Like many British improvisers of his generation, the pianist and composer Keith Tippett could be forgiven for adopting a mildly jaundiced view of the acceptance he is accorded in his own country, at least as measured in the frequency with which he is invited to play before an audience. But last night, as he opened a three-night residency at the Vortex in East London, there was no mistaking the warmth of the response for a well attended concert that satisfyingly expanded an appreciation of the artistic compass of a man whose past exploits have ranged from compelling solo recitals to those celebrated concerts back in 1971 with the mind-bogglingly variegated 50-piece band he called Centipede.
Last night’s gig began with Tippett accompanying his wife, Julie Tippetts, as she recited five of her poems — although “recited” is not quite the appropriate term, since Julie (nee Driscoll) frequently slipped from speech into improvised song.

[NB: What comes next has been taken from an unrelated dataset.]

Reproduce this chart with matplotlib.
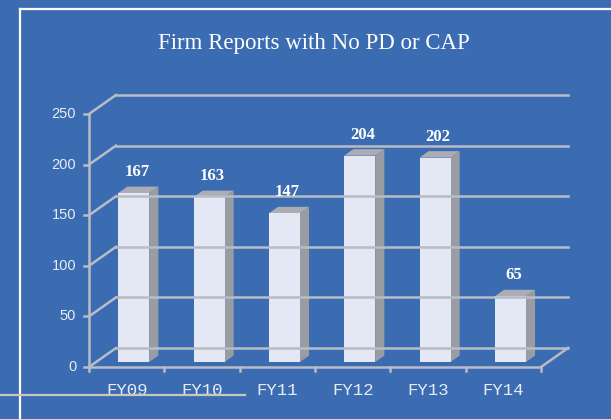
import matplotlib
matplotlib.use("Agg")
import matplotlib.pyplot as plt
from matplotlib.patches import Polygon
from matplotlib.lines import Line2D

categories = ["FY09", "FY10", "FY11", "FY12", "FY13", "FY14"]
values = [167, 163, 147, 204, 202, 65]
yticks = [0, 50, 100, 150, 200, 250]
title = "Firm Reports with No PD or CAP"

BG = "#3b6cb1"
GRID = "#b8bcc6"
FACE = "#e3e8f4"
SIDE = "#9a9ca3"
TOP = "#aaadb3"
TXT = "#e6ebf5"

W, H = 611, 419
fig = plt.figure(figsize=(W / 100, H / 100), dpi=100)
fig.patch.set_facecolor(BG)

# front plane of the 3d box in pixels
left, right, bottom, top = 89, 541, 367, 114
ax = fig.add_axes([left / W, 1 - bottom / H, (right - left) / W, (bottom - top) / H])
ax.set_xlim(-0.5, len(categories) - 0.5)
ax.set_ylim(0, 250)
ax.axis("off")

# depth offset for full box depth, in data units
px_x = (right - left) / len(categories)
px_y = (bottom - top) / 250
DX = 27 / px_x
DY = 19 / px_y
x0, x1 = -0.5, len(categories) - 0.5


def pt(x, y, z):
    return (x + z * DX, y + z * DY)


lw = 1.8
# back wall gridlines + left wall diagonals
for v in yticks:
    ax.add_line(Line2D(*zip(pt(x0, v, 1), pt(x1, v, 1)), color=GRID, lw=lw, clip_on=False))
    ax.add_line(Line2D(*zip(pt(x0, v, 0), pt(x0, v, 1)), color=GRID, lw=lw, clip_on=False))
    ax.add_line(Line2D([x0 - 0.07, x0], [v, v], color=GRID, lw=lw, clip_on=False))
    ax.text(x0 - 0.17, v, str(v), ha="right", va="center", color=TXT,
            fontsize=10.5, family="Liberation Sans")

# floor and front axis
ax.add_line(Line2D([x0, x1], [0, 0], color=GRID, lw=lw, clip_on=False))
ax.add_line(Line2D(*zip(pt(x1, 0, 0), pt(x1, 0, 1)), color=GRID, lw=lw, clip_on=False))
ax.add_line(Line2D([x0, x0], [0, 250], color=GRID, lw=lw, clip_on=False))
for i in range(len(categories) + 1):
    ax.add_line(Line2D([x0 + i, x0 + i], [0, -4], color=GRID, lw=lw, clip_on=False))
for i, c in enumerate(categories):
    ax.text(i, -23, c, ha="center", va="center", color=TXT,
            fontsize=12.5, family="Liberation Mono")

# bars
zf, zb = 0.26, 0.60
bw = 31 / px_x
for i, v in enumerate(values):
    a, b = i - bw / 2, i + bw / 2
    side = [pt(b, 0, zf), pt(b, v, zf), pt(b, v, zb), pt(b, 0, zb)]
    topf = [pt(a, v, zf), pt(b, v, zf), pt(b, v, zb), pt(a, v, zb)]
    front = [pt(a, 0, zf), pt(b, 0, zf), pt(b, v, zf), pt(a, v, zf)]
    ax.add_patch(Polygon(side, closed=True, fc=SIDE, ec="none", clip_on=False))
    ax.add_patch(Polygon(topf, closed=True, fc=TOP, ec="none", clip_on=False))
    ax.add_patch(Polygon(front, closed=True, fc=FACE, ec="none", clip_on=False))
    lx, ly = pt(i, v, (zf + zb) / 2)
    ax.annotate(str(v), (lx, ly), xytext=(-1, 7), textcoords="offset points",
                ha="center", va="bottom", color="white", fontsize=12,
                fontweight="bold", family="Liberation Serif")

fig.text(314 / W, 1 - 44 / H, title, ha="center", va="center", color="white",
         fontsize=16.5, family="Liberation Serif")

# slide frame lines
fig.add_artist(Line2D([20 / W, 1], [1 - 9 / H, 1 - 9 / H], color="white", lw=1.6))
fig.add_artist(Line2D([20 / W, 20 / W], [0, 1 - 9 / H], color="white", lw=1.6))
fig.add_artist(Line2D([0, 245 / W], [1 - 395 / H, 1 - 395 / H], color="#cbc7bf", lw=1.6))

fig.savefig("out.png", dpi=100, facecolor=fig.get_facecolor())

The bringing together of jazz and poetry is a notion with a history of few successes and many honourable failures; this attempt proved very effective, thanks to the engaging and unpretentious quality of Julie’s writing, the sheer musicality of her voice and the beautifully spare commentary from Keith’s piano. “We’ve never tried that before,” Keith said afterwards, “not even at home.”
The remainder of the evening featured the Elysian Quartet — Emma Smith and Jennymay Logan (violins), Vincent Sipprel (viola) and Laura Moody (cello) — by themselves in Tippett’s first string quartet, written for the group in 2008, and then with the composer in his piano quintet, commissioned by the Kreuzer Quartet almost 20 years ago. Astringent writing in the first and third movements of the quartet made room for thoughtful improvisation — imagine trying to get a string quartet to improvise when Tippett was starting out on his career, 40-odd years ago — counterbalanced by a brief second movement based on a lilting country-dance melody. The quintet was full of the dramatic contrasts that have always characterised his music, ranging from the pastoral through the romantic to the motorik, with a couple of floor-shaking passages in which the strings fought against the roiling bottom octave of the club’s Steinway.
Tonight’s instalment finds him leading a new trio (with the drummer Peter Fairclough and the bassist Tom McCredie) and giving the first performance of a suite for octet, The Nine Dances of Patrick O’Gonogon. On Saturday he and the Elysian Quartet will reconvene for an evening of spontaneous composition. If it continues the way it began last night, this short residency will be go down as a triumph for one of the great figures of contemporary British jazz.